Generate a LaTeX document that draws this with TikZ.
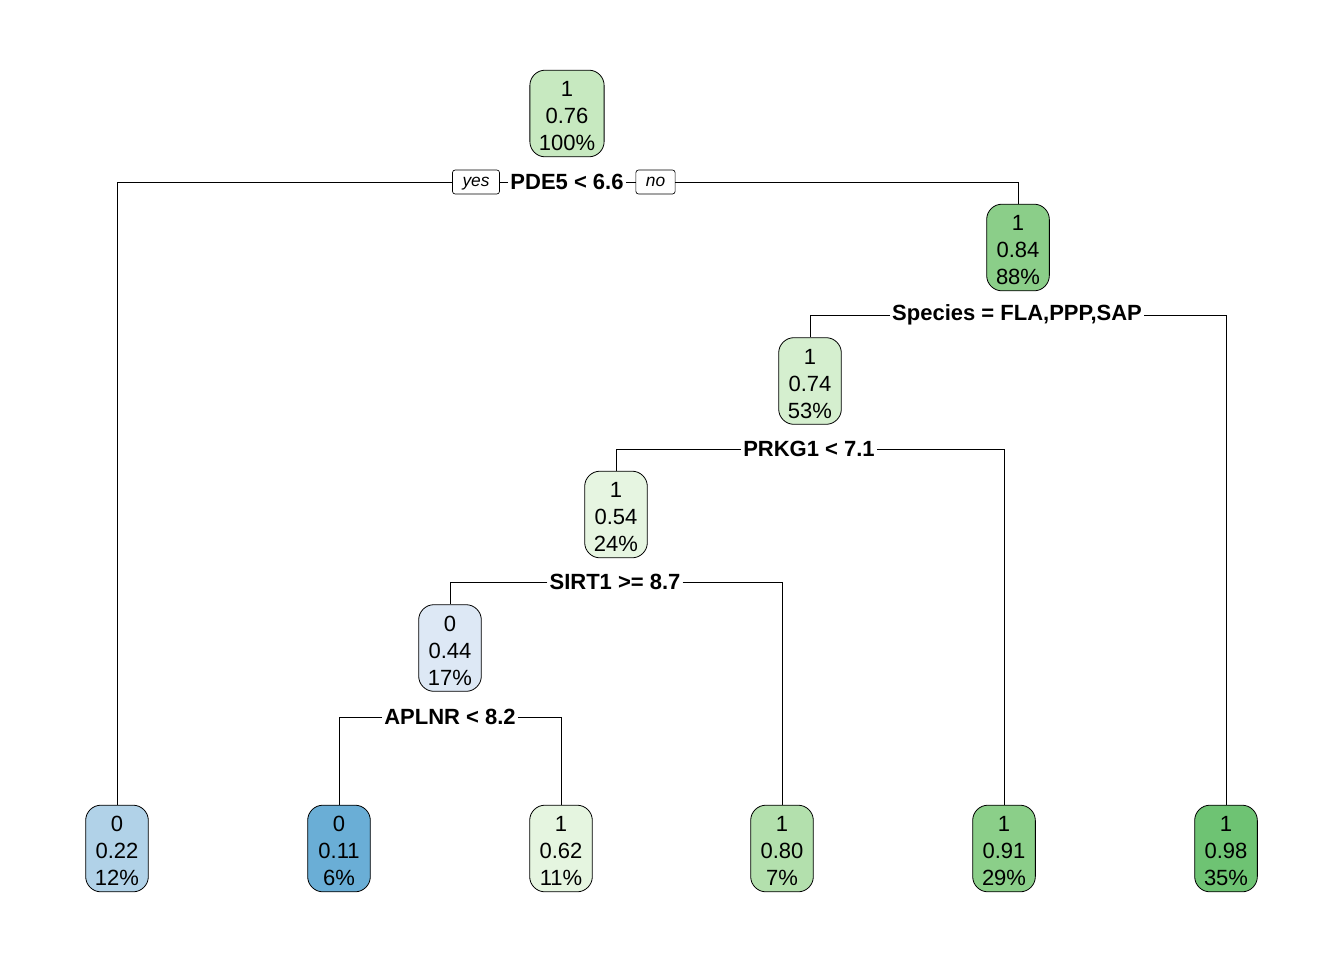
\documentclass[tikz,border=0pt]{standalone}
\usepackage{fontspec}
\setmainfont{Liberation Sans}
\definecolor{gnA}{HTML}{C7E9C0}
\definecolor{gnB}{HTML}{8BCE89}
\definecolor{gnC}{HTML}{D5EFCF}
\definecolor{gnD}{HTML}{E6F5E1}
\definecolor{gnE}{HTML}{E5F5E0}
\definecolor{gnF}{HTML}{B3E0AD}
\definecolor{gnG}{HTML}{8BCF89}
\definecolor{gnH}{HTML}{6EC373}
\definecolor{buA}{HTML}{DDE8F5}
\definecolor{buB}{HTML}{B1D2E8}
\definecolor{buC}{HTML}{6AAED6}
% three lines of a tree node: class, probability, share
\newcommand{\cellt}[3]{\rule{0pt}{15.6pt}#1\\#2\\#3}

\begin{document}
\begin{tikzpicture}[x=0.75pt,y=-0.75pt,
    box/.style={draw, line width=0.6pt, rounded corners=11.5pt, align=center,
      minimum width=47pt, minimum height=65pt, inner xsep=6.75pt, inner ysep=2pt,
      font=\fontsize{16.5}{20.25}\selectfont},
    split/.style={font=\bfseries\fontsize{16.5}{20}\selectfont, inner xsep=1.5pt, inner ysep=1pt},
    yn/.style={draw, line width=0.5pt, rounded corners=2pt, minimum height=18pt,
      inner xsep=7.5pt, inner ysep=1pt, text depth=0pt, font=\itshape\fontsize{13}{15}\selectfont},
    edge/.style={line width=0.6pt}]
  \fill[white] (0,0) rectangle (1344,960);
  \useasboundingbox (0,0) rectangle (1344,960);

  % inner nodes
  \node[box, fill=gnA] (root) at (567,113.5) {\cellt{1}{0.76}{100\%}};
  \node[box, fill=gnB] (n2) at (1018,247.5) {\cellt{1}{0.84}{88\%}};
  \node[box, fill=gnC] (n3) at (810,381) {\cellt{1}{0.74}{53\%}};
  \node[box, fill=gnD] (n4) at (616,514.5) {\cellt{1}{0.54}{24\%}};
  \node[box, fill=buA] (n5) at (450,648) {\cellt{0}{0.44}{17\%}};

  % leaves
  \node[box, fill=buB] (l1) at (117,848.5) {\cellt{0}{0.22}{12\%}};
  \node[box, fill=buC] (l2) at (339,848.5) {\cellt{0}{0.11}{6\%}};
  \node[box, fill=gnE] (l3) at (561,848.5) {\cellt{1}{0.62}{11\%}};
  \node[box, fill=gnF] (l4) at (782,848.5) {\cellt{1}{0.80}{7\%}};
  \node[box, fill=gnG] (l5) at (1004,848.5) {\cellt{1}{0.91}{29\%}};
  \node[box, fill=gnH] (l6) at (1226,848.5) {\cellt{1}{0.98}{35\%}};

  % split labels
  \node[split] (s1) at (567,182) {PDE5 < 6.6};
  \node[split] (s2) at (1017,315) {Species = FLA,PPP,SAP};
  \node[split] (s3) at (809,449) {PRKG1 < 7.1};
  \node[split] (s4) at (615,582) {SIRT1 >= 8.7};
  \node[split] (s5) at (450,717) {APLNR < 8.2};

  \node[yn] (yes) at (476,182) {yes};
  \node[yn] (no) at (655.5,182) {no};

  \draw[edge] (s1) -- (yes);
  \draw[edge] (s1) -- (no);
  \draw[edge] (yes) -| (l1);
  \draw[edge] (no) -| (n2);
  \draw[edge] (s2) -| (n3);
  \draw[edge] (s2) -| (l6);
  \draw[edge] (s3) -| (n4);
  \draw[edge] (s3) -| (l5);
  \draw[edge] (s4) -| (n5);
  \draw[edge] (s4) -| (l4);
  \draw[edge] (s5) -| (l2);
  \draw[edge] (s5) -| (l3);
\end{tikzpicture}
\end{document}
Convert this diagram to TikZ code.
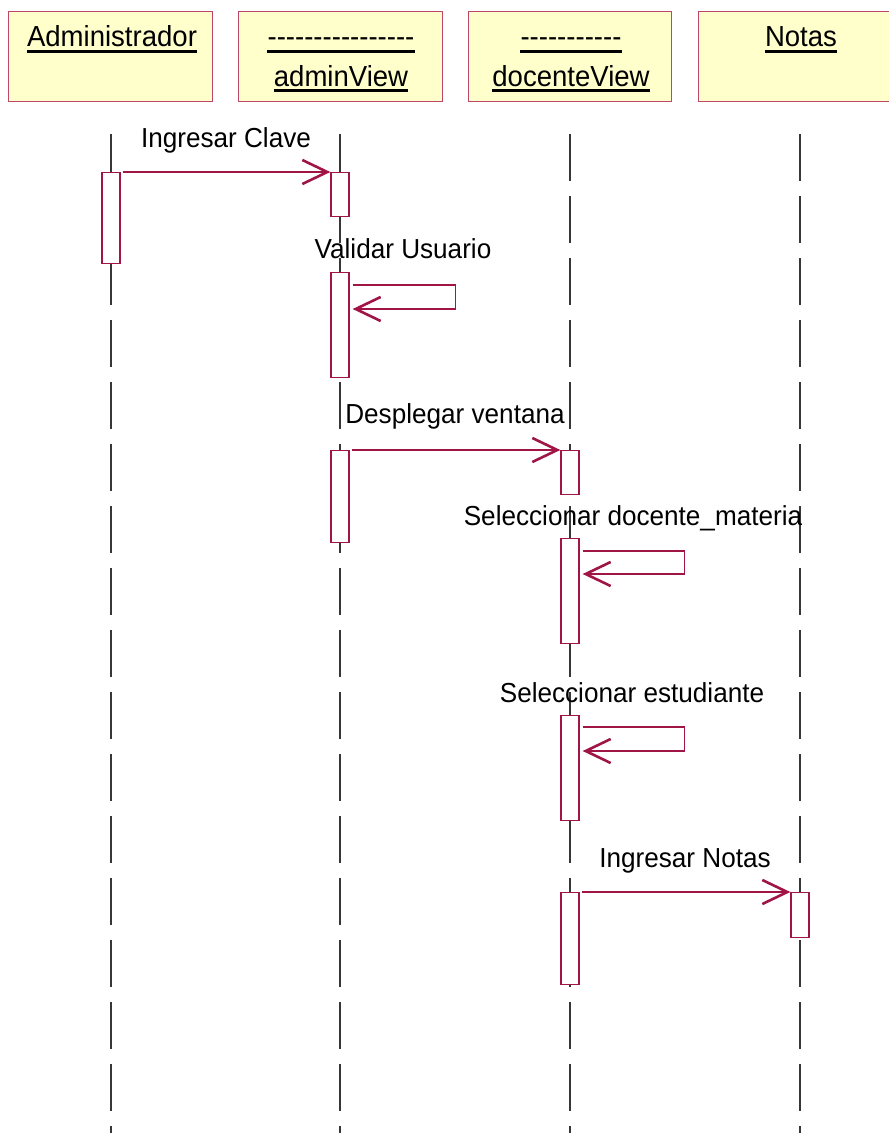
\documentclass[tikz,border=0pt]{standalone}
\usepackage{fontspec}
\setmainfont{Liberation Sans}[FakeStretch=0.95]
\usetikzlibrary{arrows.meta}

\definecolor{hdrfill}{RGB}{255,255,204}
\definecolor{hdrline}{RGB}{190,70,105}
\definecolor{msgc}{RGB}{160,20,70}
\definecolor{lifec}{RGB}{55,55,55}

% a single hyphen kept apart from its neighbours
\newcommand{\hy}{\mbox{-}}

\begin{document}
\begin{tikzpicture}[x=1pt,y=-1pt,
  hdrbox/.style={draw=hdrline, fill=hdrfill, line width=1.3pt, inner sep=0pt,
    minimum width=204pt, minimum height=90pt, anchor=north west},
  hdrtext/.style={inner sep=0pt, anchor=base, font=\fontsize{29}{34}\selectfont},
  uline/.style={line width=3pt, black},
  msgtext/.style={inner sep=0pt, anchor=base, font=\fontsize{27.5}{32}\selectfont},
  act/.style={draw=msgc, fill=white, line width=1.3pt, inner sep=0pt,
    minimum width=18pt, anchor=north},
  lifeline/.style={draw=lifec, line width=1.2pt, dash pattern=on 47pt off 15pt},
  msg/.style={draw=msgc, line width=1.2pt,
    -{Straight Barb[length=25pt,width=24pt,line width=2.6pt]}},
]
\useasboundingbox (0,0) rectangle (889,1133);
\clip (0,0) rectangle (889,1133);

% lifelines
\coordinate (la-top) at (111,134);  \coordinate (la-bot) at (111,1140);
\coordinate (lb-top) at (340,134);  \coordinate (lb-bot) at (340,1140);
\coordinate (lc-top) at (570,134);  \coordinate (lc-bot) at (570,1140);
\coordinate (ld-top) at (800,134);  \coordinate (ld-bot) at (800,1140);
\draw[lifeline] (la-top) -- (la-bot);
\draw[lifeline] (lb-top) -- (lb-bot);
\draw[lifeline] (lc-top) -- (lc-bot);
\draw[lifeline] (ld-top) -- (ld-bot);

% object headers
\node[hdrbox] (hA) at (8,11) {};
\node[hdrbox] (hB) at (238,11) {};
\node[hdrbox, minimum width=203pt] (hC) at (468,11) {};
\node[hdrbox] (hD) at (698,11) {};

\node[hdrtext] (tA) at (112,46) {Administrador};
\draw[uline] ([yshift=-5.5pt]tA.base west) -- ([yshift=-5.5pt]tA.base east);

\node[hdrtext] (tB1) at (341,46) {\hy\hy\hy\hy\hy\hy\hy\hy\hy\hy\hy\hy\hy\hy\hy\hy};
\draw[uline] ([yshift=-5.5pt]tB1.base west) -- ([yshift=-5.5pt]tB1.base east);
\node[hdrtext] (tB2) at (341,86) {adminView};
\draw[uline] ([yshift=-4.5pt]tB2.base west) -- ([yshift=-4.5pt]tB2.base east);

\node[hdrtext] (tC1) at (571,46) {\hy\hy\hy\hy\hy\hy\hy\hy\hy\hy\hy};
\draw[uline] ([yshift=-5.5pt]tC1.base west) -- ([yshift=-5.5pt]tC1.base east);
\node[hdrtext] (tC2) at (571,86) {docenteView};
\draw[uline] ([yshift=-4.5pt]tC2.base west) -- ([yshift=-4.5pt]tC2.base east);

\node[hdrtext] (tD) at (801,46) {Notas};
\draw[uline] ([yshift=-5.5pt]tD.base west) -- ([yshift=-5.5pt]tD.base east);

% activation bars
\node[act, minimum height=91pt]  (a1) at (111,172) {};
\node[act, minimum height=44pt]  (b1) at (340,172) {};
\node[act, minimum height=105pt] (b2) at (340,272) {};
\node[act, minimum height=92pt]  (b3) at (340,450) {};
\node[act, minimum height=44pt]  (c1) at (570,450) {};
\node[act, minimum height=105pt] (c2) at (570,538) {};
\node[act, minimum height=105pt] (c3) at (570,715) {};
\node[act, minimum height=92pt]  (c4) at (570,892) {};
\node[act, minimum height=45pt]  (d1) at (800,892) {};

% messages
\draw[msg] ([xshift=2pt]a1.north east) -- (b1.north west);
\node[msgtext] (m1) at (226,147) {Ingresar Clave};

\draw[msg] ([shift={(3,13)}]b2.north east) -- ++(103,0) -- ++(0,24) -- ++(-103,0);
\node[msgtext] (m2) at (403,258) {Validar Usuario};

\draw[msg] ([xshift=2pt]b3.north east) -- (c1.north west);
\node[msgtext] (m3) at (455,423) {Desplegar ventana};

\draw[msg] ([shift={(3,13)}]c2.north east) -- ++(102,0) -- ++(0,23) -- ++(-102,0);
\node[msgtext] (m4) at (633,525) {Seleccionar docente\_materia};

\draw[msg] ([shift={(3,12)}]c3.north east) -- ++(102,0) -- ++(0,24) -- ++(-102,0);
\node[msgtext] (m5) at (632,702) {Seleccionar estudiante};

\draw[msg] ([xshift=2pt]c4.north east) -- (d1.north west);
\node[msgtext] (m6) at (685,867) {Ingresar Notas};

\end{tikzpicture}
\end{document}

*Stated exercise*.
Exactly as they appear, write out the lines from the one containing "Convert this diagram to TikZ code." down to the one containing "(ld-top) -- (ld-bot);", both included. Pictures are left out.

*Exercise solution*.
Convert this diagram to TikZ code.
\documentclass[tikz,border=0pt]{standalone}
\usepackage{fontspec}
\setmainfont{Liberation Sans}[FakeStretch=0.95]
\usetikzlibrary{arrows.meta}

\definecolor{hdrfill}{RGB}{255,255,204}
\definecolor{hdrline}{RGB}{190,70,105}
\definecolor{msgc}{RGB}{160,20,70}
\definecolor{lifec}{RGB}{55,55,55}

% a single hyphen kept apart from its neighbours
\newcommand{\hy}{\mbox{-}}

\begin{document}
\begin{tikzpicture}[x=1pt,y=-1pt,
  hdrbox/.style={draw=hdrline, fill=hdrfill, line width=1.3pt, inner sep=0pt,
    minimum width=204pt, minimum height=90pt, anchor=north west},
  hdrtext/.style={inner sep=0pt, anchor=base, font=\fontsize{29}{34}\selectfont},
  uline/.style={line width=3pt, black},
  msgtext/.style={inner sep=0pt, anchor=base, font=\fontsize{27.5}{32}\selectfont},
  act/.style={draw=msgc, fill=white, line width=1.3pt, inner sep=0pt,
    minimum width=18pt, anchor=north},
  lifeline/.style={draw=lifec, line width=1.2pt, dash pattern=on 47pt off 15pt},
  msg/.style={draw=msgc, line width=1.2pt,
    -{Straight Barb[length=25pt,width=24pt,line width=2.6pt]}},
]
\useasboundingbox (0,0) rectangle (889,1133);
\clip (0,0) rectangle (889,1133);

% lifelines
\coordinate (la-top) at (111,134);  \coordinate (la-bot) at (111,1140);
\coordinate (lb-top) at (340,134);  \coordinate (lb-bot) at (340,1140);
\coordinate (lc-top) at (570,134);  \coordinate (lc-bot) at (570,1140);
\coordinate (ld-top) at (800,134);  \coordinate (ld-bot) at (800,1140);
\draw[lifeline] (la-top) -- (la-bot);
\draw[lifeline] (lb-top) -- (lb-bot);
\draw[lifeline] (lc-top) -- (lc-bot);
\draw[lifeline] (ld-top) -- (ld-bot);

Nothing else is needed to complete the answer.